Q: However, you can't deny that R5xx/RV5xx are a perfect example of what you were talking about with features taking die space and going unused.
A: Nope, it's generally simply being late to the game. By then, the channel is full and the OEMs have their deals. Getting deals is simply not possible (most OEMs for mainstream and below) or very difficult (above mainstream, you need to show a huge delta). It's not a competition when you are late. R5xx was fine and price/performance was quite excellent. It was, at least, 4 months late.
Q: The implication is that R600's design and hardware attributes are fantastic and the drivers are poo-pooing all over performance.

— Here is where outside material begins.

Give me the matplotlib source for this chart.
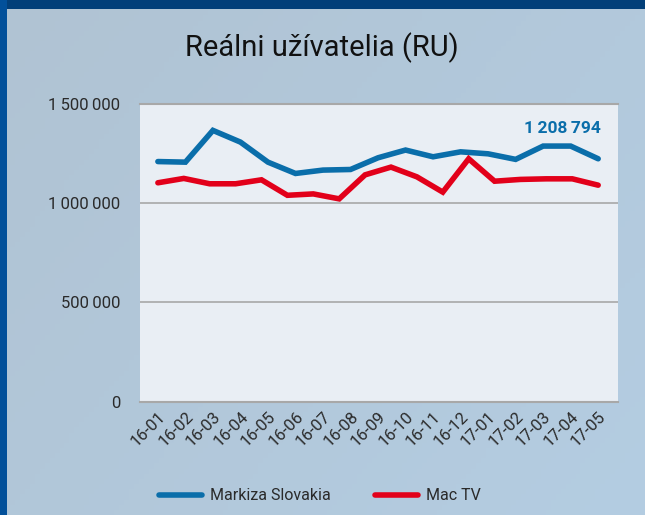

A: I did not mean to imply that. It's a good and reasonable design. The drivers are very stable and deliver the expected performance in many cases. There are certainly quite a few left to address. If someone is expecting a 2x boost in all apps, well, I'm sorry, but it won't happen. There's a couple of places where that kind of delta is possible, and a lot where 10 ~30% is possible too. But we are shipping a good product at an awesome price. From a functional aspect, there's more to do too (such as more custom filters, fixing some of the video stuff, etc...)
Q: Where has R6xx demonstrated that its ALU:TEX ratios are more optimal than the competition's?
A: In yesterday's games, and even a lot of today's game, the ALU:TEX ratio selected is probably overkill. But when I look at some of the newest games, or some coming down the pipe, or even some of our demoes, a ratio of 4:1 seems pale -- Shaders are coming with 10:1, 20:1 ratios -- Even with the most advance filters, those apps are still ALU bound. That is more where we shot for.
Q: Was there ever a set of simulations run comparing R600 + R580 RBEs vs the final design, and if so what were the interesting datapoints that came out?
A: Yes, there were hundreds. Yes, a few things came out in the final design, but, in general, it was as expected. -- Resolve was moved into the shader, so that can't really get compared.